In deze zaak heeft de Rechtbank Noord-Nederland op 28 februari 2023 uitspraak gedaan in een cluster van zaken met betrekking tot navorderingsaanslagen vennootschapsbelasting voor de jaren 2014, 2015 en 2016. Eiseres, een B.V., heeft bezwaar gemaakt tegen de herziene verliesvaststellingsbeschikking en de navorderingsaanslagen die door de inspecteur van de Belastingdienst zijn opgelegd naar aanleiding van een boekenonderzoek. De rechtbank heeft de feiten vastgesteld, waaronder de oprichting van eiseres in 2014 en de betrokkenheid van verschillende vennootschappen in de eigendomsstructuur. De inspecteur heeft de aanslagen opgelegd op basis van niet onderbouwde kosten en niet aangegeven pachtinkomsten, wat door eiseres werd betwist.

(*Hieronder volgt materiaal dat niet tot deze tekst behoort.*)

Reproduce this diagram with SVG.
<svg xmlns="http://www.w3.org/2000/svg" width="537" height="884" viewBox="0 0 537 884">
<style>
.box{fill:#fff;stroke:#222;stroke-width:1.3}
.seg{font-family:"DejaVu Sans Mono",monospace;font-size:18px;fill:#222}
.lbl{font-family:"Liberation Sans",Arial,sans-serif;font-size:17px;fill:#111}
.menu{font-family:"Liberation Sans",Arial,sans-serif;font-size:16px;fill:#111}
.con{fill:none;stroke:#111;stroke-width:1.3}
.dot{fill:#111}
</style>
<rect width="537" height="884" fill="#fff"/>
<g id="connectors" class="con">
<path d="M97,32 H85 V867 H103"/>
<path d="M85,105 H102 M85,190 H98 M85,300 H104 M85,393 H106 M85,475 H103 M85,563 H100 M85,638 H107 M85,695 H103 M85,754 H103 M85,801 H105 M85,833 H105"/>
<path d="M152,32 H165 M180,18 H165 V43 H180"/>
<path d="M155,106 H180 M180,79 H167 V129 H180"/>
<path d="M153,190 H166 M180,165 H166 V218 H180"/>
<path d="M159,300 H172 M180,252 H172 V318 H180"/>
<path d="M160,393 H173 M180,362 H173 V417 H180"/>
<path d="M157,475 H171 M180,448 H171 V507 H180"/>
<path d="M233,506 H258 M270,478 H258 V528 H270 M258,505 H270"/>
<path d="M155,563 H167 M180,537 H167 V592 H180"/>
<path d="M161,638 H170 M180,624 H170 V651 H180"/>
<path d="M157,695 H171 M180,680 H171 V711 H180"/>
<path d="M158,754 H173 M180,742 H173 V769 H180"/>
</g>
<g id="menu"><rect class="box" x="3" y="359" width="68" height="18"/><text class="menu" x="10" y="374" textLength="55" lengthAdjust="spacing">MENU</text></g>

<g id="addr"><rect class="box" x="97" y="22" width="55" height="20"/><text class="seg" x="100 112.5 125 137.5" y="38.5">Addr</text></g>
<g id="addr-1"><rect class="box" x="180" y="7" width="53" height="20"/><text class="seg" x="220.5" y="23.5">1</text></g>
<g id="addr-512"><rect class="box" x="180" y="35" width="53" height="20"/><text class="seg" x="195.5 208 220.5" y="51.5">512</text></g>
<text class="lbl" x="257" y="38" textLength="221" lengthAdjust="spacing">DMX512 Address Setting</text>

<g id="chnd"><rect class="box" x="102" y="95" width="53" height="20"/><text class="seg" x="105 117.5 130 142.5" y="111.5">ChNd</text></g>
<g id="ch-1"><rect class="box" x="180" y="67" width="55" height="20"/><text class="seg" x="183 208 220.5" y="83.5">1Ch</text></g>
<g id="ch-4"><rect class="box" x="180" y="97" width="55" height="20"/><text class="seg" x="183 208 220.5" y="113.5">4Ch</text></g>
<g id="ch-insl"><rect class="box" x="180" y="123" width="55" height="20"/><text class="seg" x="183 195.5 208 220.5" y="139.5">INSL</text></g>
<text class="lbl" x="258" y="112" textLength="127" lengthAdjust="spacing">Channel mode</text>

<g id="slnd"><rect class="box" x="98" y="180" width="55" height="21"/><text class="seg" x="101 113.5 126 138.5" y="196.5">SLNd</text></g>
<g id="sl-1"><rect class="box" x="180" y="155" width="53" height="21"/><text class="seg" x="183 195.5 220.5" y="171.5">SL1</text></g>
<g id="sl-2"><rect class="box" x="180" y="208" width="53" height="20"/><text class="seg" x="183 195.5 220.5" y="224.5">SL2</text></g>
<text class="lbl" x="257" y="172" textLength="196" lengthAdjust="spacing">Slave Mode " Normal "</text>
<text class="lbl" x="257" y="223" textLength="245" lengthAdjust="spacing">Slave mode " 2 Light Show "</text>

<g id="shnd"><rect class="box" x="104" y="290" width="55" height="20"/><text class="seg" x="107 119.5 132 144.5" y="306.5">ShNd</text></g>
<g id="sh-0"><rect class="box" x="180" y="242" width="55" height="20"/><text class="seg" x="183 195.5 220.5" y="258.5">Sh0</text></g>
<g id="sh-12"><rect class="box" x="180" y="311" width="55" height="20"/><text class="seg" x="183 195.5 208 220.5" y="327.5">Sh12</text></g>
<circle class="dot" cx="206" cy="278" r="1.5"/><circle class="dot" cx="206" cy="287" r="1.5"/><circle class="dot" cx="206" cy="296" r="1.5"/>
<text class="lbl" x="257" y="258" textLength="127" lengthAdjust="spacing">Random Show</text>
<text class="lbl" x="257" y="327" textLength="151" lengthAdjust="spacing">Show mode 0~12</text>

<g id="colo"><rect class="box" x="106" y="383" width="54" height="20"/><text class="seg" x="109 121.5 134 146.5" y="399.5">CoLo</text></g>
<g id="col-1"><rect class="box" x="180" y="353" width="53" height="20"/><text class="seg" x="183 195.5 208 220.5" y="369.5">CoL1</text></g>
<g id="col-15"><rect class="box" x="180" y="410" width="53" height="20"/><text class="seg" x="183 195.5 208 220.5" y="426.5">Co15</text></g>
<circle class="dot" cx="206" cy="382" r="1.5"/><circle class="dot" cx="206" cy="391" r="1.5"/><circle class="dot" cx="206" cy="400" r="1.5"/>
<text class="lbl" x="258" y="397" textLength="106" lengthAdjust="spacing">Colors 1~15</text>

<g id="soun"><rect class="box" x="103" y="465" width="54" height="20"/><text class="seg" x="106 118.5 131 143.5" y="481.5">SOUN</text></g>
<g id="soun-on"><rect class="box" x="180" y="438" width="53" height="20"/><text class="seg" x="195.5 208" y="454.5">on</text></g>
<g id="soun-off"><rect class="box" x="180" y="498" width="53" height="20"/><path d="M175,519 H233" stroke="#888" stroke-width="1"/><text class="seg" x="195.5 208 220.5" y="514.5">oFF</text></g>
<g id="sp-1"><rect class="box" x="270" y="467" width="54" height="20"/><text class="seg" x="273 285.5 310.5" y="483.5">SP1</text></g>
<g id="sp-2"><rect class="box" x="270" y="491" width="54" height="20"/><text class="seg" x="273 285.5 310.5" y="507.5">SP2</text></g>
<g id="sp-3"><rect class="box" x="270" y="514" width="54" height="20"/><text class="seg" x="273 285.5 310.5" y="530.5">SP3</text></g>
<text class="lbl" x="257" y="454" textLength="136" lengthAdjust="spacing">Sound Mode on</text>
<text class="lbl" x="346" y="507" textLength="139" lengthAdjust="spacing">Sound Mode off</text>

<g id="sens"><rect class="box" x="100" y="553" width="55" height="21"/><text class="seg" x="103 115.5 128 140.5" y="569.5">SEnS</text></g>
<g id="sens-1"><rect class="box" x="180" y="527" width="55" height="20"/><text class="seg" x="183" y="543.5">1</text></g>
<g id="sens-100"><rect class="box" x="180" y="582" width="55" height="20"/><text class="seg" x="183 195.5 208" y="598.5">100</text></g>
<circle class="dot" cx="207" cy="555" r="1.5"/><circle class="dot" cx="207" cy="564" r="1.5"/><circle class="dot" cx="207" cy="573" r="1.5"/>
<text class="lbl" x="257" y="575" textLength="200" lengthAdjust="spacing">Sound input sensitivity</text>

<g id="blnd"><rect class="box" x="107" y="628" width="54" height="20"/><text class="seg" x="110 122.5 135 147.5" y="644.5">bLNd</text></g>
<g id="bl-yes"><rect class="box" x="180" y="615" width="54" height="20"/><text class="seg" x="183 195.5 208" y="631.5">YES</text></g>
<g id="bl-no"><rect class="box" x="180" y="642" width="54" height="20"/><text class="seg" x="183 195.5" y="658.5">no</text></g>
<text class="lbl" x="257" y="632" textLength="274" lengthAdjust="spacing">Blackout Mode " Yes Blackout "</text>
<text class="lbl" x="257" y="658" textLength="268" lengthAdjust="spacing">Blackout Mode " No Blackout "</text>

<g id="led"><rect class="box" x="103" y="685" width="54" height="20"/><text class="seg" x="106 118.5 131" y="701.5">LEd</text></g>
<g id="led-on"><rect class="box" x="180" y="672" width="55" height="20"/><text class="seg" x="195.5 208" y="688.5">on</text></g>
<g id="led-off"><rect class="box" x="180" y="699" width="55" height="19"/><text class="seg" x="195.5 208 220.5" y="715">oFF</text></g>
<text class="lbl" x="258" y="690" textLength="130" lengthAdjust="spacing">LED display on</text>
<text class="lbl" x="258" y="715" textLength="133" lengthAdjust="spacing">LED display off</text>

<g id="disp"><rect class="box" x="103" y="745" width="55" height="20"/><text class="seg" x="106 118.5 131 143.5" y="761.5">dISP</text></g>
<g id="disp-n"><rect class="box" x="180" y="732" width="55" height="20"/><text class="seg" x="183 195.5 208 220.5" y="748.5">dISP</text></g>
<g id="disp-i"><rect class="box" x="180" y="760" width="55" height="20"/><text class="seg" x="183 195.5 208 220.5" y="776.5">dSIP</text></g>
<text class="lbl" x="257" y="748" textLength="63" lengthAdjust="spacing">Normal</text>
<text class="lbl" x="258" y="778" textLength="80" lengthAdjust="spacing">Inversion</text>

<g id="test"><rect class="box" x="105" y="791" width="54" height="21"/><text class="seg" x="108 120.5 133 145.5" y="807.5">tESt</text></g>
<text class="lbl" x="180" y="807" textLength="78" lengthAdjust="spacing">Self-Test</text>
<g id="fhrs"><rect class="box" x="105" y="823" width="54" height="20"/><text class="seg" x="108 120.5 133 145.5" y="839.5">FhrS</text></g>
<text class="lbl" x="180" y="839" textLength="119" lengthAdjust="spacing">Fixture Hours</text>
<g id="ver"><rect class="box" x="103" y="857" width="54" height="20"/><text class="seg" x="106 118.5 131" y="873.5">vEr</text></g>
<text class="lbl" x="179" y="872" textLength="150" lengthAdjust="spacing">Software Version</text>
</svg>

De rechtbank heeft in haar beoordeling gekeken naar de schending van artikel 8:42 van de Algemene wet bestuursrecht (Awb) en het zorgvuldigheidsbeginsel. Eiseres stelde dat de inspecteur niet alle relevante stukken had overgelegd en dat de aanslagen te vroeg waren opgelegd, voordat het boekenonderzoek was afgerond. De rechtbank oordeelde dat de inspecteur voldoende had onderbouwd dat de aanslagen waren opgelegd omdat de termijn dreigde te verstrijken en dat er geen schending van het zorgvuldigheidsbeginsel was. De rechtbank concludeerde dat de navorderingsaanslagen terecht waren opgelegd en dat de beroepen ongegrond waren.

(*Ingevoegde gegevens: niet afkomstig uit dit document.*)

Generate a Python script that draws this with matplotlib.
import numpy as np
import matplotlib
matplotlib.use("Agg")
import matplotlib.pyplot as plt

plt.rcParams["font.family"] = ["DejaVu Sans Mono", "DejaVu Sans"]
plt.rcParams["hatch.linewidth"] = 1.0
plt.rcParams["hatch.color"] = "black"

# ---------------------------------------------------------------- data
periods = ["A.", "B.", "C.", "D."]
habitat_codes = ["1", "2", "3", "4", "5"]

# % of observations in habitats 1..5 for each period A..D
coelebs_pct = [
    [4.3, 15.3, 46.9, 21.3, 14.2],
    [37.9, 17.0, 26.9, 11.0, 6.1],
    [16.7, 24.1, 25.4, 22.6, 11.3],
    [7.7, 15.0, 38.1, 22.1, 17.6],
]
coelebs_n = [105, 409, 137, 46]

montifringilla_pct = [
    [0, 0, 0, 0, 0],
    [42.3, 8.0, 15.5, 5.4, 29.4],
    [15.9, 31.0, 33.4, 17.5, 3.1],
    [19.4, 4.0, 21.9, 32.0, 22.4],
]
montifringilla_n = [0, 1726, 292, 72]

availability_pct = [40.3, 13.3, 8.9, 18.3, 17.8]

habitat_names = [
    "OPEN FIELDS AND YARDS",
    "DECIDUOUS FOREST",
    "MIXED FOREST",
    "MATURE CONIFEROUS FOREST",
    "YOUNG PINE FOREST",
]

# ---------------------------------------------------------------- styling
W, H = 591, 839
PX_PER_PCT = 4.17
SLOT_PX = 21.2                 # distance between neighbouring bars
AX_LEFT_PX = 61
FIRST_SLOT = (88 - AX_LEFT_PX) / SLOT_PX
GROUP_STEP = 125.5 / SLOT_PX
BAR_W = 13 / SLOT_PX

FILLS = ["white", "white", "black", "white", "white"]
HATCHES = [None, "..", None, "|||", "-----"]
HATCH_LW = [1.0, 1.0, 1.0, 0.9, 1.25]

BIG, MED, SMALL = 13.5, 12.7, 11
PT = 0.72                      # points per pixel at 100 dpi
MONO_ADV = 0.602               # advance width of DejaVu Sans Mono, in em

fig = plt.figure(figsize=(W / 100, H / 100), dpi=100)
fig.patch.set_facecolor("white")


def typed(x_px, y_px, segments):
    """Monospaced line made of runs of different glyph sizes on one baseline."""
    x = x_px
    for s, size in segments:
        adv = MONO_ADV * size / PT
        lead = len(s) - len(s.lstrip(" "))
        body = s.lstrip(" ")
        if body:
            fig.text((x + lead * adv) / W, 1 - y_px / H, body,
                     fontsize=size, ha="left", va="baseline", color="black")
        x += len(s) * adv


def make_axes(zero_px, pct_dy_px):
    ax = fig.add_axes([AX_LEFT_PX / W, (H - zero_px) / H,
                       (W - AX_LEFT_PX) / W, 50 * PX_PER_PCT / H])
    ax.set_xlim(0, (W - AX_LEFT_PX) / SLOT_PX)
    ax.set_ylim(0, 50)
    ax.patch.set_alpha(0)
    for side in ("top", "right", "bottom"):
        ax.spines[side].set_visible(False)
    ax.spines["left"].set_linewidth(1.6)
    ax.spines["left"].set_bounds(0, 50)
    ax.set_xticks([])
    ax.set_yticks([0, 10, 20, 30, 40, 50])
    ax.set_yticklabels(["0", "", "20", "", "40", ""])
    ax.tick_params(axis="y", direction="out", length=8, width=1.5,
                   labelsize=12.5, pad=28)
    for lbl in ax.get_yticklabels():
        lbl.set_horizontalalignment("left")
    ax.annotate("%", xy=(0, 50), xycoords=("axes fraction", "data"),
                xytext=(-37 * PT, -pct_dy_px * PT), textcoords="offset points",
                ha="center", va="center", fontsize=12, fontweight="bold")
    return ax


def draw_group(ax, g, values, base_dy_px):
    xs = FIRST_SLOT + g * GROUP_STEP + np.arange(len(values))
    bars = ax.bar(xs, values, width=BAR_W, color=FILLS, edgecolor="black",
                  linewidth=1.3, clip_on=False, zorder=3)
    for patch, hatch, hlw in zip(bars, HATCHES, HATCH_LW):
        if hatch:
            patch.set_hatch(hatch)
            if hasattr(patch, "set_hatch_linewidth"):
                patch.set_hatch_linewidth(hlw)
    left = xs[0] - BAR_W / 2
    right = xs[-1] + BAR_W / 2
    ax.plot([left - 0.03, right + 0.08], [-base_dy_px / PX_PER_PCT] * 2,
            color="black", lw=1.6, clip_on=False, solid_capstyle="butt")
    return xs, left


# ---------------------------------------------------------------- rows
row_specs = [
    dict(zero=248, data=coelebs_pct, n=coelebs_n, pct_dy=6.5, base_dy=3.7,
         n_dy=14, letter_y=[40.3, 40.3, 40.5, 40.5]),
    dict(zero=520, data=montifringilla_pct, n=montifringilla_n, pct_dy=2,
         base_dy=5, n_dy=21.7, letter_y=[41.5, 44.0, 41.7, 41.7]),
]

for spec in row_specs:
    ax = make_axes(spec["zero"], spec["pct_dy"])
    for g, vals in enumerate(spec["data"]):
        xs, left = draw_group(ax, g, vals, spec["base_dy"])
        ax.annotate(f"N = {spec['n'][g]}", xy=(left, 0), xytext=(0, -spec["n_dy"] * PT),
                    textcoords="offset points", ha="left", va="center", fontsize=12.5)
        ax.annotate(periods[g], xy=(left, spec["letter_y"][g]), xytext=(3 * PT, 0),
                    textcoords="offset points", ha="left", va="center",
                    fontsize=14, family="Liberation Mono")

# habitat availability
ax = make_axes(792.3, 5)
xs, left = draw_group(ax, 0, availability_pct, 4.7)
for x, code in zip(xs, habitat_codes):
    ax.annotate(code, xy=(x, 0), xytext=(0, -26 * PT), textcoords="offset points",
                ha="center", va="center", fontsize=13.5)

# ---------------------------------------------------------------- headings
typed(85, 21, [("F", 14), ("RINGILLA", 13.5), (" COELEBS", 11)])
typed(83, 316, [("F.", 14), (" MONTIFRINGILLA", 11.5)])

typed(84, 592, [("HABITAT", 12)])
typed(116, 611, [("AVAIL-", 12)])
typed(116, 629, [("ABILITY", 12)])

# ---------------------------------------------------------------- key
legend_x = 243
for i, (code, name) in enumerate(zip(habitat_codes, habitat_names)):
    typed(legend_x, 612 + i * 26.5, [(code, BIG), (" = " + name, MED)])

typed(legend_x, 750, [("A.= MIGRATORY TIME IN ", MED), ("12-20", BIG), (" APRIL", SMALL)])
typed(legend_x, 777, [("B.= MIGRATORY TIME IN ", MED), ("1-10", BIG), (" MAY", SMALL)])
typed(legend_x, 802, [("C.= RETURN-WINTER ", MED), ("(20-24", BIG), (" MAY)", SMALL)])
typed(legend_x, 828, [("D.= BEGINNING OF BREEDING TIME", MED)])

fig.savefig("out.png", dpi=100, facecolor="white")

De uitspraak benadrukt het belang van zorgvuldigheid bij het opleggen van belastingaanslagen en de noodzaak voor belastingplichtigen om hun standpunten goed te onderbouwen. De rechtbank heeft de beroepen van eiseres ongegrond verklaard en geen aanleiding gezien voor een proceskostenveroordeling.